> [Figure scripts]
★ ★ ★ ★
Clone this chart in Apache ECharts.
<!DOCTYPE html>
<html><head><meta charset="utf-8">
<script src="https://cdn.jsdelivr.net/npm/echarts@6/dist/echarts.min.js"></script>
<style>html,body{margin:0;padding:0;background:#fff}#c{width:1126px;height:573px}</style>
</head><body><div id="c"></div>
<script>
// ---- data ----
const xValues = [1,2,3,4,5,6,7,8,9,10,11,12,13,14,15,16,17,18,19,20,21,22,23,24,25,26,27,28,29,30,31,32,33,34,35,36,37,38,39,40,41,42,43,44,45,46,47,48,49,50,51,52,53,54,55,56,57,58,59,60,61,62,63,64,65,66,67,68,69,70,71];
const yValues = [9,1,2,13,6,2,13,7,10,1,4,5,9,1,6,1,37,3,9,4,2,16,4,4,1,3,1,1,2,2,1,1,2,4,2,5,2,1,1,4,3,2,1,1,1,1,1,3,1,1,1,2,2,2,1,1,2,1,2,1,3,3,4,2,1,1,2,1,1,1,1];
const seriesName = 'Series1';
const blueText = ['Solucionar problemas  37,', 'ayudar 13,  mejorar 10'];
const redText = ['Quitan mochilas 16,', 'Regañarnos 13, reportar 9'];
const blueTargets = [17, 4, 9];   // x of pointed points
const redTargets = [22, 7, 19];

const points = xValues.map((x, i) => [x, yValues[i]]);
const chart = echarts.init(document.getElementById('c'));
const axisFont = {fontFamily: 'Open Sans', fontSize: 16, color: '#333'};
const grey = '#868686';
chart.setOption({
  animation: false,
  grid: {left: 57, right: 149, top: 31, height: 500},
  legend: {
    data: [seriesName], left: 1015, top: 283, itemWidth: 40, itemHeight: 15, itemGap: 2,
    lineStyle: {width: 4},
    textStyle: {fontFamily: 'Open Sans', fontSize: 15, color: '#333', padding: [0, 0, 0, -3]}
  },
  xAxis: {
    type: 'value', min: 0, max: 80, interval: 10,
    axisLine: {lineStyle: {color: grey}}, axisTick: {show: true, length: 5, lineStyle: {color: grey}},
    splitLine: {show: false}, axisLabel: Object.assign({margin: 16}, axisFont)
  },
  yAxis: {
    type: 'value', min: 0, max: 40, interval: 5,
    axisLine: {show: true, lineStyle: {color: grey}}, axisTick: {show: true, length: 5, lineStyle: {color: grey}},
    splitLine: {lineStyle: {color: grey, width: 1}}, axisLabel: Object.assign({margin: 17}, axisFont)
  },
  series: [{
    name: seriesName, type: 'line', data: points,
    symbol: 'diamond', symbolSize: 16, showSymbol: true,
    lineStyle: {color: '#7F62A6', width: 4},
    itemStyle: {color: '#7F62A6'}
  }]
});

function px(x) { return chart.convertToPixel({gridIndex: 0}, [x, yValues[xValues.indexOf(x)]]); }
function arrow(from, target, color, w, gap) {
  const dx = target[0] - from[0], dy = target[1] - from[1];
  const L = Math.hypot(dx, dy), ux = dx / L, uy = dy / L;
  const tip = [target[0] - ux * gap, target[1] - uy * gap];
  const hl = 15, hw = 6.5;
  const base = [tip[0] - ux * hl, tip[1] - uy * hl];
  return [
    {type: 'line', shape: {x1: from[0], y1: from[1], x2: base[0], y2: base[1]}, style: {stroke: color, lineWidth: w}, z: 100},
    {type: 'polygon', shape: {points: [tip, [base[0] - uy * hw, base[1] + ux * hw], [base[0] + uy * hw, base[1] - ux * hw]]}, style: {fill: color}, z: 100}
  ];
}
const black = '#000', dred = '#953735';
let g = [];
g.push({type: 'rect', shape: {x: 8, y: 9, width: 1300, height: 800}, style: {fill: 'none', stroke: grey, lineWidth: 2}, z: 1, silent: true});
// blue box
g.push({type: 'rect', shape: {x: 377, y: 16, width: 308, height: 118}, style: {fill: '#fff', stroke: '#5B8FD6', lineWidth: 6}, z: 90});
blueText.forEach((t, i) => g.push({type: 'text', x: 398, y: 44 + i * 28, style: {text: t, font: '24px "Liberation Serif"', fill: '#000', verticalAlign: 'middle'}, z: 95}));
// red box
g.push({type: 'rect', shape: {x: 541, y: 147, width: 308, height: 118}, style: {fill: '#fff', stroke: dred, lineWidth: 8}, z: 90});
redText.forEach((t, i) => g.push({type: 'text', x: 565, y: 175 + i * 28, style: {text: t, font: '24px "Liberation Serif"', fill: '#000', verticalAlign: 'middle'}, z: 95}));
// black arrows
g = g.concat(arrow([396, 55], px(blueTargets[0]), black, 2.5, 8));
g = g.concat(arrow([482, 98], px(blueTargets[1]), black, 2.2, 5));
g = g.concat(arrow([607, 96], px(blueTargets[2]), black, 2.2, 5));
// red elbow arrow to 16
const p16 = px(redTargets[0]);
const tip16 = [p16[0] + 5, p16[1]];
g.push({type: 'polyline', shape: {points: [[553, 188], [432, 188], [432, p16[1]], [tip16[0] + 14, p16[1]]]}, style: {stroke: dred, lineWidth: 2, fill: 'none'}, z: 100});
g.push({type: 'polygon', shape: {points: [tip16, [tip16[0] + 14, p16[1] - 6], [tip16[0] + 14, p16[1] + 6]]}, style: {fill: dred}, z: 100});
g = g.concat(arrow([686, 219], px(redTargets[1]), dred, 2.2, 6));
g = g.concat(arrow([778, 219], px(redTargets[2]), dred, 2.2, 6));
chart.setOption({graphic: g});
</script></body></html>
★ ★ ★ ★
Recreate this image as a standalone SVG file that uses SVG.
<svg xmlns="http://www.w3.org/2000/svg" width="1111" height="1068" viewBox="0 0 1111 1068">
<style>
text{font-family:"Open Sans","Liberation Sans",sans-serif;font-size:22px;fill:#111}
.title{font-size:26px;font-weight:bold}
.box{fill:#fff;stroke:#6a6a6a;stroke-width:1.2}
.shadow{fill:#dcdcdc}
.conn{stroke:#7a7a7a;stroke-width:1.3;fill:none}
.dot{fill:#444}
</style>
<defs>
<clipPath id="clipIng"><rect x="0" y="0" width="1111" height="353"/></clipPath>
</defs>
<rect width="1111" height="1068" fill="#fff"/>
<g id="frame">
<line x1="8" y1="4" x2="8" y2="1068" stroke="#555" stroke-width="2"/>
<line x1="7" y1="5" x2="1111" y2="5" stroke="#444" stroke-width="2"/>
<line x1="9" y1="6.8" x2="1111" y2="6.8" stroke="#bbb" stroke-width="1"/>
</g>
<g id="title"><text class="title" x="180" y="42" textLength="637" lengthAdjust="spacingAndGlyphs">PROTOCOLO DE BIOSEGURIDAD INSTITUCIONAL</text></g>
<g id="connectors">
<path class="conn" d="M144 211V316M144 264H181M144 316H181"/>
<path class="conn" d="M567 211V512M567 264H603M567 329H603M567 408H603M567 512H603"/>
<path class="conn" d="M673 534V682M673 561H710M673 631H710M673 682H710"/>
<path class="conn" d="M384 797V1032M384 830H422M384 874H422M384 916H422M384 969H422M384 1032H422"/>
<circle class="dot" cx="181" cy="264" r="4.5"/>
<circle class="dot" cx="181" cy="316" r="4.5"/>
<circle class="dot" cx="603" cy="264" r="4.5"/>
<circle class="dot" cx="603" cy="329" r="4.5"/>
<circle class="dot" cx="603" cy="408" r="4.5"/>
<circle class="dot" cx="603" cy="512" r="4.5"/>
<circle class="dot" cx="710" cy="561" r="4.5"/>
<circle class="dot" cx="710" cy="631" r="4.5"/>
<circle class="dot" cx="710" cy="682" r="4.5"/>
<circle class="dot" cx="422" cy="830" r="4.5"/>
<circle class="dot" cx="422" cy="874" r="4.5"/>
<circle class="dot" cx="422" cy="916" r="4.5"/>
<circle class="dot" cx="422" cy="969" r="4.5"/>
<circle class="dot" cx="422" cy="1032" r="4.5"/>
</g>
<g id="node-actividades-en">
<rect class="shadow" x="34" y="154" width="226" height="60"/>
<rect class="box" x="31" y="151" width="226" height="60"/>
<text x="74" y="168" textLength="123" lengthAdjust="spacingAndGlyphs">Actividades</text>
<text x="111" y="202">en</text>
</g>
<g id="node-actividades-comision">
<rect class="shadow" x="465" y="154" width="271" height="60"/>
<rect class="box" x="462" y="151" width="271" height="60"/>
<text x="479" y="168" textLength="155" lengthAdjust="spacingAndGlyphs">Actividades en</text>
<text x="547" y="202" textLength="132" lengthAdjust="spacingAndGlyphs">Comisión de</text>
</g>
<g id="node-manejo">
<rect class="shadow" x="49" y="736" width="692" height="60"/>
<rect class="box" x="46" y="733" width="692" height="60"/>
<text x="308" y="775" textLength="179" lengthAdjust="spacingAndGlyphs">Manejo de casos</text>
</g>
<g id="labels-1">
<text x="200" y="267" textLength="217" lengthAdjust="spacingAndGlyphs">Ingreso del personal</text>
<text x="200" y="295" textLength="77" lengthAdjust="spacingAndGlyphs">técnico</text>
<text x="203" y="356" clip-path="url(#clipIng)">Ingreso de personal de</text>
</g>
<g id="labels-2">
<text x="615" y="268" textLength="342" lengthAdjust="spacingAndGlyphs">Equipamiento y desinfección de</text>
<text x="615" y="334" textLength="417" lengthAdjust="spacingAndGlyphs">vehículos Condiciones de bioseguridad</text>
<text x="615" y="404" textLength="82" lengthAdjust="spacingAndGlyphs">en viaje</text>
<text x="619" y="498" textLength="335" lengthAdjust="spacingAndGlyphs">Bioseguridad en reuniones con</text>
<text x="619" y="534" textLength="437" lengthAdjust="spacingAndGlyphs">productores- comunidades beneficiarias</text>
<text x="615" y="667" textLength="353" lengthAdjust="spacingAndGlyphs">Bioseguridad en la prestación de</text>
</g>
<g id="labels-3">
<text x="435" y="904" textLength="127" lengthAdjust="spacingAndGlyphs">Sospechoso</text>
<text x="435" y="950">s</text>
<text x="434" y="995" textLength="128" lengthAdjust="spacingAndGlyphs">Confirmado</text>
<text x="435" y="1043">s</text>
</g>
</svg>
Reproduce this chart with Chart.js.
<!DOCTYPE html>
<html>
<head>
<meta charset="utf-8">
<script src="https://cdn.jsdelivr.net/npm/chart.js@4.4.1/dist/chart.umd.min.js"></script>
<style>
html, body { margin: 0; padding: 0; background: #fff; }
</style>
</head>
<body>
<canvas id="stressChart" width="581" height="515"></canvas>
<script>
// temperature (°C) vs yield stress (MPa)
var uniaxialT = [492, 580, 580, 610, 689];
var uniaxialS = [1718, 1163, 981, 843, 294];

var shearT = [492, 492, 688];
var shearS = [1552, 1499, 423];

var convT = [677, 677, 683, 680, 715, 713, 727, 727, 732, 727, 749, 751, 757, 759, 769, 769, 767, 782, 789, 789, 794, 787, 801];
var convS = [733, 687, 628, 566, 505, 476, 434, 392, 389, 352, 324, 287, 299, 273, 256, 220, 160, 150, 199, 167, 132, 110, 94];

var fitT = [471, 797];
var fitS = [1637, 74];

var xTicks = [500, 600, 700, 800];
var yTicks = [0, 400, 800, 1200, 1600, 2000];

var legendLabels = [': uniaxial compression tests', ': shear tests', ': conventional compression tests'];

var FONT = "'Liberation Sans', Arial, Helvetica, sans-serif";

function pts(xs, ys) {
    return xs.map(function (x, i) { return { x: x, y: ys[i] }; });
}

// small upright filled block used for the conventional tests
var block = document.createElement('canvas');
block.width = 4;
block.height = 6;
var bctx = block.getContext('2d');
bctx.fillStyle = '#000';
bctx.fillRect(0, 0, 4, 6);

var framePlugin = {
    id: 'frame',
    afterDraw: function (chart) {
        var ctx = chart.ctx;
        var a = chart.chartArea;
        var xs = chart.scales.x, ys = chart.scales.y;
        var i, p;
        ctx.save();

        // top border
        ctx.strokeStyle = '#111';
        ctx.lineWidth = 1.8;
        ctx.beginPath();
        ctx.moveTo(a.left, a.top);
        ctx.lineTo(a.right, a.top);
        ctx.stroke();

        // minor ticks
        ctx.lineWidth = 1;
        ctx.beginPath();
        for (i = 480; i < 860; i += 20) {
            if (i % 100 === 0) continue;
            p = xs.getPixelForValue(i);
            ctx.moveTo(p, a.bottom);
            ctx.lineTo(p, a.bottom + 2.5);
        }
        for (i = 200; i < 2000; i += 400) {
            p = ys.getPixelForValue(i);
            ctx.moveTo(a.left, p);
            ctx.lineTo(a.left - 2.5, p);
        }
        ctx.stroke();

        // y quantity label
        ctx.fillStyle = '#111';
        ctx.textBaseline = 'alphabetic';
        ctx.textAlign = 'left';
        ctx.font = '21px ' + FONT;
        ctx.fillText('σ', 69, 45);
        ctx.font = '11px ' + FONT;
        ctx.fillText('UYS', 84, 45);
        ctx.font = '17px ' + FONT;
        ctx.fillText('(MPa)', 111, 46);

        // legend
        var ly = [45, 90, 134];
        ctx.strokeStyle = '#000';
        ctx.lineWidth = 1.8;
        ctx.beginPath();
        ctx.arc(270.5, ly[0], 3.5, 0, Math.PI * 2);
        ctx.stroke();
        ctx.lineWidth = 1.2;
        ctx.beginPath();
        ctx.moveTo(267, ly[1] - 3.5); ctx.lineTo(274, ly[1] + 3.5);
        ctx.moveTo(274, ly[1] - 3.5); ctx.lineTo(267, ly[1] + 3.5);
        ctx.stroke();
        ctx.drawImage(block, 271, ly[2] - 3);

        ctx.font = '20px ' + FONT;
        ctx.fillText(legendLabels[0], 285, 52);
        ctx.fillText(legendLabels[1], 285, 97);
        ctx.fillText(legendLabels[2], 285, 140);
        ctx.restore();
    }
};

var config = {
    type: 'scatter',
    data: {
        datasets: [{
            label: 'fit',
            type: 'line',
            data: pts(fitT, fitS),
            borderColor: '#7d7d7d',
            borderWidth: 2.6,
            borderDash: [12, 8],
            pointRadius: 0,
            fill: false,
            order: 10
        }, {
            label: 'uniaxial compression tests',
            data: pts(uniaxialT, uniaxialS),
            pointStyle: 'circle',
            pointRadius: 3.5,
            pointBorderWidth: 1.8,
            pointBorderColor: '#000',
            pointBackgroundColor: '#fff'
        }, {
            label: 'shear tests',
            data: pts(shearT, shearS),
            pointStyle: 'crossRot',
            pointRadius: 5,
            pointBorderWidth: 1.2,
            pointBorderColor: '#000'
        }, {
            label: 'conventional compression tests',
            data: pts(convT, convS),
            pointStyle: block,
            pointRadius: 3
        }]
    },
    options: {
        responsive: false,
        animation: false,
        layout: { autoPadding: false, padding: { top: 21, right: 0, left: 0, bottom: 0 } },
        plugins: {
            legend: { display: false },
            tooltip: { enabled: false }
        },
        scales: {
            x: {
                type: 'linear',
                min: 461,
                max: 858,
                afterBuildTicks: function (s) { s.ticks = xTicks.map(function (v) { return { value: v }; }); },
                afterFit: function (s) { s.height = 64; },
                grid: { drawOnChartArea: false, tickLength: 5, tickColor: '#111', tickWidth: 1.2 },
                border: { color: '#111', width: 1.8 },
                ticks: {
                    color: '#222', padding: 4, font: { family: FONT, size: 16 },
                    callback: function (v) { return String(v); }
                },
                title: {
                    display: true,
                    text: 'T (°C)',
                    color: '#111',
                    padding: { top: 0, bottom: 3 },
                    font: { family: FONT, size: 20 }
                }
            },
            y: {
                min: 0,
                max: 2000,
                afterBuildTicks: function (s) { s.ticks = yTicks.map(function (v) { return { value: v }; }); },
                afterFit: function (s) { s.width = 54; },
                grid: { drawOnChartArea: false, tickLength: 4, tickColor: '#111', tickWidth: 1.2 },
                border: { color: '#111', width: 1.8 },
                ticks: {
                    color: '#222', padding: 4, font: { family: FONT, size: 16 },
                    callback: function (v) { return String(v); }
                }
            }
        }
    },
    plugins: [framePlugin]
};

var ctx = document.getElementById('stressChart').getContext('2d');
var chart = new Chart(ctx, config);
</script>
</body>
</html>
★ ★ ★ ★
Check every line of the listing for the string "this" and report how many lines have it, as a number alone.

3